*REQUIRED TASK*
Each entry here needs to be set down again exactly, please; pictures are left out.
··· RECORDS FOR THE TASK
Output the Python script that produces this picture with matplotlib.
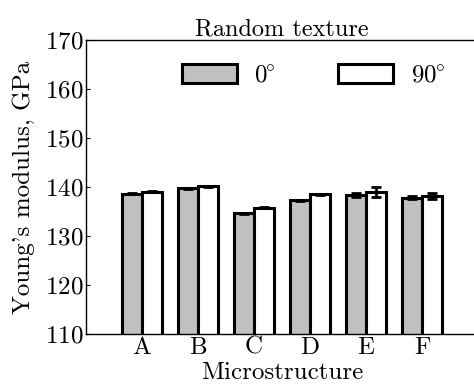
import matplotlib
matplotlib.use("Agg")
import matplotlib.pyplot as plt
import numpy as np

plt.rcParams["font.family"] = "serif"
plt.rcParams["font.serif"] = ["cmr10"]
plt.rcParams["mathtext.fontset"] = "cm"
plt.rcParams["axes.formatter.use_mathtext"] = True
plt.rcParams["font.size"] = 18

categories = ["A", "B", "C", "D", "E", "F"]
mod_0 = [138.6, 139.7, 134.6, 137.3, 138.4, 137.8]
err_0 = [0.1, 0.1, 0.15, 0.1, 0.4, 0.3]
mod_90 = [139.0, 140.2, 135.8, 138.5, 138.9, 138.2]
err_90 = [0.1, 0.1, 0.1, 0.1, 1.0, 0.6]
yticks = [110, 120, 130, 140, 150, 160, 170]

fig = plt.figure(figsize=(4.74, 3.85), dpi=100)
ax = fig.add_axes([0.1814, 0.1325, 0.827, 0.7636])

x = np.arange(len(categories))
w = 0.36
ekw = dict(ecolor="black", elinewidth=2, capsize=3.5, capthick=2)
ax.bar(x - w / 2, mod_0, w, yerr=err_0, color="#c0c0c0", edgecolor="black",
       linewidth=2.2, label=r"$0^{\!\!\circ}$", error_kw=ekw)
ax.bar(x + w / 2, mod_90, w, yerr=err_90, color="white", edgecolor="black",
       linewidth=2.2, label=r"$90^{\!\!\circ}$", error_kw=ekw)

ax.set_xlim(-1, 6)
ax.set_ylim(110, 170)
ax.set_yticks(yticks)
ax.set_xticks(x)
ax.set_xticklabels(categories)
ax.tick_params(axis="x", length=0, pad=2)
ax.tick_params(axis="y", direction="in", length=3, pad=2)
ax.spines["right"].set_visible(False)
for s in ["left", "top", "bottom"]:
    ax.spines[s].set_linewidth(1)

ax.set_title("Random texture", fontsize=17.5, pad=3)
ax.set_xlabel("Microstructure", labelpad=2.5)
ax.set_ylabel("Young's modulus, GPa", labelpad=7)
ax.legend(ncol=2, frameon=False, loc="upper right", bbox_to_anchor=(0.972, 0.995),
          handlelength=2.2, handleheight=0.8, handletextpad=0.7,
          columnspacing=2.5)

fig.savefig("out.png", dpi=100)
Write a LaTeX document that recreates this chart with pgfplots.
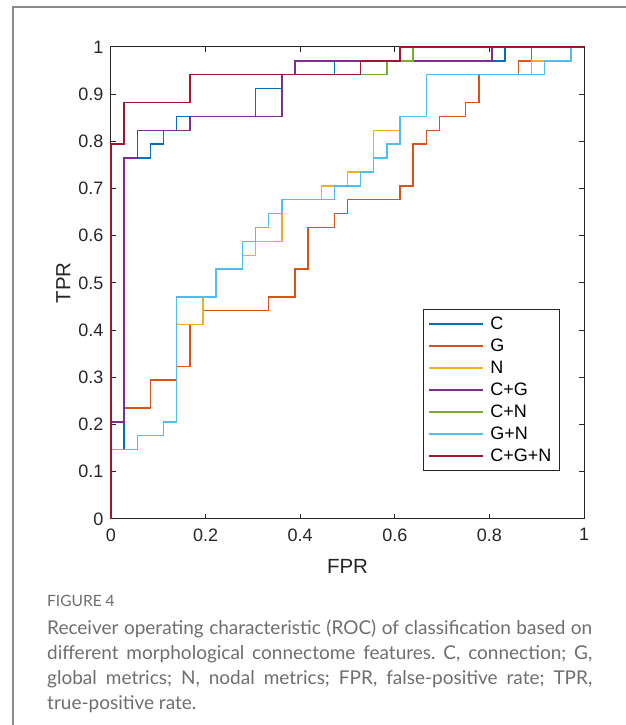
······
*RESULT*
Output the Python script that produces this picture with matplotlib.
import matplotlib
matplotlib.use("Agg")
import matplotlib.pyplot as plt
import numpy as np

plt.rcParams["font.family"] = "serif"
plt.rcParams["font.serif"] = ["cmr10"]
plt.rcParams["mathtext.fontset"] = "cm"
plt.rcParams["axes.formatter.use_mathtext"] = True
plt.rcParams["font.size"] = 18

categories = ["A", "B", "C", "D", "E", "F"]
mod_0 = [138.6, 139.7, 134.6, 137.3, 138.4, 137.8]
err_0 = [0.1, 0.1, 0.15, 0.1, 0.4, 0.3]
mod_90 = [139.0, 140.2, 135.8, 138.5, 138.9, 138.2]
err_90 = [0.1, 0.1, 0.1, 0.1, 1.0, 0.6]
yticks = [110, 120, 130, 140, 150, 160, 170]

fig = plt.figure(figsize=(4.74, 3.85), dpi=100)
ax = fig.add_axes([0.1814, 0.1325, 0.827, 0.7636])

x = np.arange(len(categories))
w = 0.36
ekw = dict(ecolor="black", elinewidth=2, capsize=3.5, capthick=2)
ax.bar(x - w / 2, mod_0, w, yerr=err_0, color="#c0c0c0", edgecolor="black",
       linewidth=2.2, label=r"$0^{\!\!\circ}$", error_kw=ekw)
ax.bar(x + w / 2, mod_90, w, yerr=err_90, color="white", edgecolor="black",
       linewidth=2.2, label=r"$90^{\!\!\circ}$", error_kw=ekw)

ax.set_xlim(-1, 6)
ax.set_ylim(110, 170)
ax.set_yticks(yticks)
ax.set_xticks(x)
ax.set_xticklabels(categories)
ax.tick_params(axis="x", length=0, pad=2)
ax.tick_params(axis="y", direction="in", length=3, pad=2)
ax.spines["right"].set_visible(False)
for s in ["left", "top", "bottom"]:
    ax.spines[s].set_linewidth(1)

ax.set_title("Random texture", fontsize=17.5, pad=3)
ax.set_xlabel("Microstructure", labelpad=2.5)
ax.set_ylabel("Young's modulus, GPa", labelpad=7)
ax.legend(ncol=2, frameon=False, loc="upper right", bbox_to_anchor=(0.972, 0.995),
          handlelength=2.2, handleheight=0.8, handletextpad=0.7,
          columnspacing=2.5)

fig.savefig("out.png", dpi=100)
Write a LaTeX document that recreates this chart with pgfplots.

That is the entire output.